Recent geopolitical tensions involving Venezuela have prompted discussions about petrodollar defense, but analysis suggests the situation reflects broader concerns about financial system control rather than traditional petrodollar protection. The focus appears to be on sanctions enforcement and payment mechanism oversight rather than oil market dominance.

Traditional Petrodollar System Structure

The petrodollar system established in the 1970s created a framework where oil sales occurred exclusively in US dollars, with Gulf countries recycling surplus dollars back into US Treasury bonds. This arrangement provided significant benefits to the US financial system, including easier deficit financing and lower interest rates.

Key Benefits: Impact
Interest Rate Reduction: 75 basis points (IMF estimate)
Saudi Current Account (1974): 50% of GDP
Saudi Current Account (2000s): Over 20% of GDP

The system functioned effectively when Gulf states maintained stable governments, consistent dollar surpluses, and operated within Western financial networks. These countries accumulated substantial dollar reserves through oil exports, which were then invested in US government debt and financial markets.

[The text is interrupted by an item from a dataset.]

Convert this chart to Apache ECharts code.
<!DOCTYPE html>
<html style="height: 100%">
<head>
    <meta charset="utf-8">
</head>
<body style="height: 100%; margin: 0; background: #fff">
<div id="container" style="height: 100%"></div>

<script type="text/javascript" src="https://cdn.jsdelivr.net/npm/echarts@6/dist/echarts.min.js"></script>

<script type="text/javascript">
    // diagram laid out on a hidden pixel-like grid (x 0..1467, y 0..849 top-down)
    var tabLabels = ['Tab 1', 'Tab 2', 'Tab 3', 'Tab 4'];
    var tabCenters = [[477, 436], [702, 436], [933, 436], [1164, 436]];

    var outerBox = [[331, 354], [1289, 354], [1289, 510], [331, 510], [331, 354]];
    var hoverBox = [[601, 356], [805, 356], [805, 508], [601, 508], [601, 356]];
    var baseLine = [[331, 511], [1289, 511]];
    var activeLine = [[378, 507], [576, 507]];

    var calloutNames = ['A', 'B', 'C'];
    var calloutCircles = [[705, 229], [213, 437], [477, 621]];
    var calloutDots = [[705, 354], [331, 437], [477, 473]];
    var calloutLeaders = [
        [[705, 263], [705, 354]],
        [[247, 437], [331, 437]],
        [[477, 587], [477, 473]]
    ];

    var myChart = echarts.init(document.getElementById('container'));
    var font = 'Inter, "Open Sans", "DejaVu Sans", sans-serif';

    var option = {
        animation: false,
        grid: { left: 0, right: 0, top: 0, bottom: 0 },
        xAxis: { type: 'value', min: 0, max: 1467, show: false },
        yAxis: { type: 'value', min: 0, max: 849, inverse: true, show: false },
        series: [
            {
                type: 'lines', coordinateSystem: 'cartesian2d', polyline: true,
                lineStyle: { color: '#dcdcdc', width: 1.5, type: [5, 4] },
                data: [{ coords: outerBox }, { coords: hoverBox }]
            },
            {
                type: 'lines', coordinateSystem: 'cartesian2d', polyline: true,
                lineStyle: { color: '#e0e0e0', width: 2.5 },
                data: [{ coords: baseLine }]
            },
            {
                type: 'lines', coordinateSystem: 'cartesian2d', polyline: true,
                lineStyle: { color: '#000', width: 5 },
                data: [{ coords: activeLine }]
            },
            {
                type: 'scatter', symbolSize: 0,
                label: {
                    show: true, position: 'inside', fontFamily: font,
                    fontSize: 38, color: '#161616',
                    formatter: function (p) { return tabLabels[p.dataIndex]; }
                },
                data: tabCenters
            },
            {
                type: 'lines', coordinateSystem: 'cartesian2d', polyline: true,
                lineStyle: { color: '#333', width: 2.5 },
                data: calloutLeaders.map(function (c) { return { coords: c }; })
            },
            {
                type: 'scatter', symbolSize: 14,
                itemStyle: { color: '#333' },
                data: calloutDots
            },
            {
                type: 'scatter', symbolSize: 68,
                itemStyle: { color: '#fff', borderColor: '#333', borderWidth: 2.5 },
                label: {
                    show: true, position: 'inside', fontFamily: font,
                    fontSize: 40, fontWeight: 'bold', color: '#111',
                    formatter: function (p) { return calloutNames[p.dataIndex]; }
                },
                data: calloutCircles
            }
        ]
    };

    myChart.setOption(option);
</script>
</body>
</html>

Declining Petrodollar Influence

Over the past 15-20 years, the traditional petrodollar recycling mechanism has weakened significantly. Current account surpluses among oil-producing nations have decreased and become more volatile due to various economic factors.

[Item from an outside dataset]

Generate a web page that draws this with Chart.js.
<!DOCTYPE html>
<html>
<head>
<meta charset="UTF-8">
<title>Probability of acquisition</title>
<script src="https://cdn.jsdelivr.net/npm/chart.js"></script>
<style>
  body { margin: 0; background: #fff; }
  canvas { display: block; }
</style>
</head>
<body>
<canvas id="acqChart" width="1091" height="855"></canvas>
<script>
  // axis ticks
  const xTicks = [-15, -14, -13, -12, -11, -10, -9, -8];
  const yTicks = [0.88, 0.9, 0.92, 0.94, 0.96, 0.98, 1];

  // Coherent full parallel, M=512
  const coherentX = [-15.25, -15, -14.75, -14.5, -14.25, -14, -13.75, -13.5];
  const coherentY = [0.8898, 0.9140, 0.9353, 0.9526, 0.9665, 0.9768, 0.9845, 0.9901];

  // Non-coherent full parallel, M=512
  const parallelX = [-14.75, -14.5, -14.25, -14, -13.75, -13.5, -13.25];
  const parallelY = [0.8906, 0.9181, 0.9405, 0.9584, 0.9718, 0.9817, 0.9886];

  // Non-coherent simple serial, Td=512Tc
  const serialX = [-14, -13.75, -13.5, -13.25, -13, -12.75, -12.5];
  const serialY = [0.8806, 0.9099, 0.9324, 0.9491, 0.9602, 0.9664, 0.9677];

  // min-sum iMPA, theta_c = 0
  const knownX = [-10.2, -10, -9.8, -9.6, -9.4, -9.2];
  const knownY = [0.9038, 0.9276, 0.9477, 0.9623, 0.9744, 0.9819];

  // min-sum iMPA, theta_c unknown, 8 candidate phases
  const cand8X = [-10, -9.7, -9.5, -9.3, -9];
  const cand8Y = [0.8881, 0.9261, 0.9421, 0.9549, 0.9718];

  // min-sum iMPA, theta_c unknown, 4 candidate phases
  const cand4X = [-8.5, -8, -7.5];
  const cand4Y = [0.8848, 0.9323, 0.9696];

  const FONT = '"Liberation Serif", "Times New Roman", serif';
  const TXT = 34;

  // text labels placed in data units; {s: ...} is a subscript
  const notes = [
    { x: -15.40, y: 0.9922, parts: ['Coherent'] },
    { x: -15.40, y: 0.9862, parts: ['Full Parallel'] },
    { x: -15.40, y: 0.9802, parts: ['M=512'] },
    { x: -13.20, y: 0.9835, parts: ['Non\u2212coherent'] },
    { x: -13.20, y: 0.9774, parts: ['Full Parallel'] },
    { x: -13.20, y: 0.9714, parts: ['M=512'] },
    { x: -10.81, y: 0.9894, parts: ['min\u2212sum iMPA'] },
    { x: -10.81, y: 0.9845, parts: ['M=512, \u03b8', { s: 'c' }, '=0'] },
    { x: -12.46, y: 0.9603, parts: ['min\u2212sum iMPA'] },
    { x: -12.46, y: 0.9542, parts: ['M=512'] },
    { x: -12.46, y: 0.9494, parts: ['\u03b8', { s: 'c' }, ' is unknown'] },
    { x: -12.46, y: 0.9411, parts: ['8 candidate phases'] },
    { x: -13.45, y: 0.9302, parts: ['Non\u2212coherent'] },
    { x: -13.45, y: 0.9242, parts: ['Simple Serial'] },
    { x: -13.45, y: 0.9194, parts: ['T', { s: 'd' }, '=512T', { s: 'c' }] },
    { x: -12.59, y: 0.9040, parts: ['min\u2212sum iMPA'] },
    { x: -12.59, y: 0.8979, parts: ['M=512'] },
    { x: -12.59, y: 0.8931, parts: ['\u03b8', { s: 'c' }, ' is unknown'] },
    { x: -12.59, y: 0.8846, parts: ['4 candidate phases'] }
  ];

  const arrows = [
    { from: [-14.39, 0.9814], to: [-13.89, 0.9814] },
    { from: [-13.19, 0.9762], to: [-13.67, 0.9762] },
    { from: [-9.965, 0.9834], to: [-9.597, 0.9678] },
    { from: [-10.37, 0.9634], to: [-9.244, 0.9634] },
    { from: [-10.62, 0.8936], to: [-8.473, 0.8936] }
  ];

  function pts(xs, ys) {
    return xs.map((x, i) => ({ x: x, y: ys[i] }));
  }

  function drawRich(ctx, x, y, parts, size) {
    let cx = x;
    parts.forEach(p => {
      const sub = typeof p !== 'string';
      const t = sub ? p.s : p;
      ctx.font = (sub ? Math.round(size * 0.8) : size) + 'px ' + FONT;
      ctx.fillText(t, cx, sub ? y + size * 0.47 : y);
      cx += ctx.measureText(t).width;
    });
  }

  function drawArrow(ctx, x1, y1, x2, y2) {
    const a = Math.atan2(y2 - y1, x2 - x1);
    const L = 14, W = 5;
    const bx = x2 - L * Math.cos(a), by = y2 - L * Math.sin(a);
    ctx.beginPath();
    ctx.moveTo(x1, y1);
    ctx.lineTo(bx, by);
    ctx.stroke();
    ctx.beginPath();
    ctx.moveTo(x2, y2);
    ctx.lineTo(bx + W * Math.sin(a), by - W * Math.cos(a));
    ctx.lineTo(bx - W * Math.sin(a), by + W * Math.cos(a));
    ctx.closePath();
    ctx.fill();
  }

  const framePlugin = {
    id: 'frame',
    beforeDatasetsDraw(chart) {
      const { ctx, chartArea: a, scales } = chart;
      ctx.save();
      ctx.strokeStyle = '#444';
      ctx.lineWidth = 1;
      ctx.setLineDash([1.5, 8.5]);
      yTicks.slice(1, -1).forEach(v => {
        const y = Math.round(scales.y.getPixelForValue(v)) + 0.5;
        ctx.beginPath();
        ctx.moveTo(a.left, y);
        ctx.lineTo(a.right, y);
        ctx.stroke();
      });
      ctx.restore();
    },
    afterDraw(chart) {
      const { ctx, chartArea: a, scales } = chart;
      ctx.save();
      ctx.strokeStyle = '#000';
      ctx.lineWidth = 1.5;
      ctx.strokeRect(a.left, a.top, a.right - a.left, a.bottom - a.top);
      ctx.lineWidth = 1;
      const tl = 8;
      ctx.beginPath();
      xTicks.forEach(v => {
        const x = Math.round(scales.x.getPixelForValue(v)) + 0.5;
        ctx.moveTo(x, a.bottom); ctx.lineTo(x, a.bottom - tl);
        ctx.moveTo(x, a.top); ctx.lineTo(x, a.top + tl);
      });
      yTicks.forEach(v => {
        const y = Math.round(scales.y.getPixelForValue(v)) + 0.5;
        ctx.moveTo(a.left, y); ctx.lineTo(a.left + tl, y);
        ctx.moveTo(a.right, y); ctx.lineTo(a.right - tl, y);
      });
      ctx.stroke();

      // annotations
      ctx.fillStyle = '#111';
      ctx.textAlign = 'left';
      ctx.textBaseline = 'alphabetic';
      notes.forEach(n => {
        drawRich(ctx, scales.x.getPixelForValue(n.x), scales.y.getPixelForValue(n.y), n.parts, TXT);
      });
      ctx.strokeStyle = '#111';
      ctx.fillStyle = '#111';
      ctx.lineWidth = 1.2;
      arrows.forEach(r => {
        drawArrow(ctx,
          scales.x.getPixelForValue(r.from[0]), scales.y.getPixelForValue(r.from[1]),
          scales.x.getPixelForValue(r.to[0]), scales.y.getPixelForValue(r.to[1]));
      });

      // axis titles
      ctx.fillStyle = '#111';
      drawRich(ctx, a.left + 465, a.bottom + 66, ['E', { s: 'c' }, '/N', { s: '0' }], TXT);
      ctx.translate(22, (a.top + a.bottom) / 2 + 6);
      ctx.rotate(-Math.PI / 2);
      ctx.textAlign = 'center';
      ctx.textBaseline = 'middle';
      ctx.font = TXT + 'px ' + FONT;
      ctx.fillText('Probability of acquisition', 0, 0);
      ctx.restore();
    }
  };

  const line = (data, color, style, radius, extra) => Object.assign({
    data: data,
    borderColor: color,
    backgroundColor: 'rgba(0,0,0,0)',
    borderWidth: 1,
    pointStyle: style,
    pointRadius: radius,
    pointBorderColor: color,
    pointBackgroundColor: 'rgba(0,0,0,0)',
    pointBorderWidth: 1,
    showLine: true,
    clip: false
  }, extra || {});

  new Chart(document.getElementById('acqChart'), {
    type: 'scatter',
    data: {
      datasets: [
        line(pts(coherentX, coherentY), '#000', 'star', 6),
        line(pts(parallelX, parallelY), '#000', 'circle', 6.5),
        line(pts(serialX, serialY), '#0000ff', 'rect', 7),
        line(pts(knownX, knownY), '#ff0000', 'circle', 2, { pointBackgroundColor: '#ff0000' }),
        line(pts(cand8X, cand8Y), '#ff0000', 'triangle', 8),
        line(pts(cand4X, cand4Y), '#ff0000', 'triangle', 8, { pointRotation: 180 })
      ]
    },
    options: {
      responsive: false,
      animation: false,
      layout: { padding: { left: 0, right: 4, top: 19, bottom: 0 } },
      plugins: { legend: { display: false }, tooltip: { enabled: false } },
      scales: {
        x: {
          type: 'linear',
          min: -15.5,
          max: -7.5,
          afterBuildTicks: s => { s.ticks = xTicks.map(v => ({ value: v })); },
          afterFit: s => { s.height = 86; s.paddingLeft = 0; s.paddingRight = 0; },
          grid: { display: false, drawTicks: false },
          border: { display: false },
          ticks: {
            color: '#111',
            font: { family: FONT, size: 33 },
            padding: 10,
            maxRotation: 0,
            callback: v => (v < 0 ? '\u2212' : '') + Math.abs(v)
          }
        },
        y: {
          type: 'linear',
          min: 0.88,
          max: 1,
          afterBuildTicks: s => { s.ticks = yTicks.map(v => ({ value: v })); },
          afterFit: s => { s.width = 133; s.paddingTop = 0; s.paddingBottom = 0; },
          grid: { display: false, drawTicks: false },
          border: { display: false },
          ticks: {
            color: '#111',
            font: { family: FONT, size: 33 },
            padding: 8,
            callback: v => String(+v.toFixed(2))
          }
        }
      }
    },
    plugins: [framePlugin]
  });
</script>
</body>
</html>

Country: 2025 IMF Estimate (% of GDP)
Saudi Arabia: -2.10%
Oman: -1.00%

Several factors contribute to this decline:

  • Higher domestic spending requirements
  • Population growth pressures
  • Economic diversification initiatives
  • Lower oil price environments
  • Sovereign wealth fund investment diversification away from US Treasuries

Venezuela's Limited Market Position

Venezuela represents a minor player in global oil markets despite possessing the world's largest proven oil reserves. Current production levels significantly limit its potential impact on petrodollar dynamics.

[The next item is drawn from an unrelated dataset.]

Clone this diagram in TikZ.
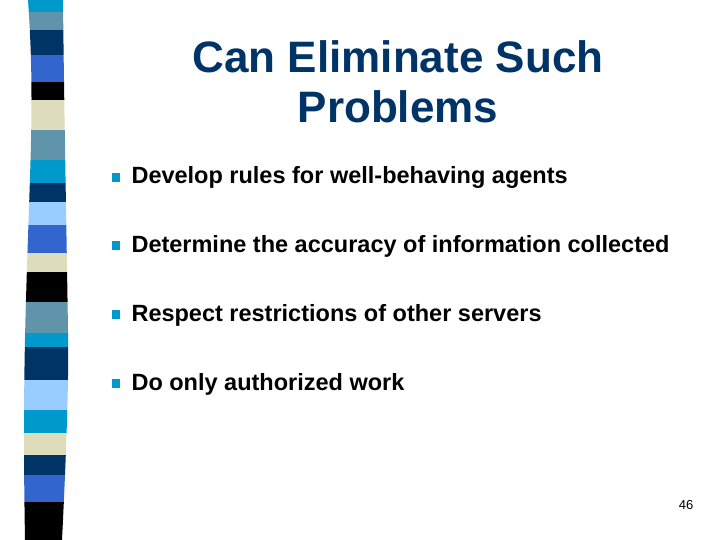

Production Metrics: Current Status
Daily Production: 0.8 to 1.1 million barrels
Global Supply Share: 1%
China Import Share: 3-4% of Chinese oil imports
Historical Peak: Over 3 million barrels daily

The country faces substantial infrastructure challenges that prevent increased production capacity. Experts indicate that restoring previous production levels would require decades and billions of dollars in investment. Venezuela typically runs fiscal and current-account deficits, using oil revenues primarily for domestic expenses and debt servicing rather than overseas investment.

Alternative Payment Systems and Sanctions

Venezuela has implemented various mechanisms to circumvent US sanctions, focusing on alternative payment and settlement systems. These efforts include cryptocurrency utilization and non-dollar denominated contracts.

Reported circumvention methods include:

  • USDT (dollar-pegged stablecoin) transactions
  • Chinese yuan-denominated oil contracts
  • Interest in BRICS group membership
  • Shadow shipping networks

These developments represent attempts to establish parallel trade systems outside traditional US financial oversight, though their individual impact remains limited.

Strategic Signaling Over Petrodollar Defense

Analysis suggests that US actions regarding Venezuela serve more as strategic signaling than petrodollar system protection. The focus appears to be on maintaining control over global trade settlement and financial compliance mechanisms.

The approach targets multiple audiences including Latin American governments, sanctioned states, and financial intermediaries exploring alternative systems. While individual workaround attempts may seem minor, collectively they represent a trend toward bypassing US financial networks that concerns policymakers.

This situation reflects broader efforts to maintain oversight of global financial systems in an increasingly fragmented international environment, with Venezuela serving as a demonstration case rather than a critical petrodollar threat.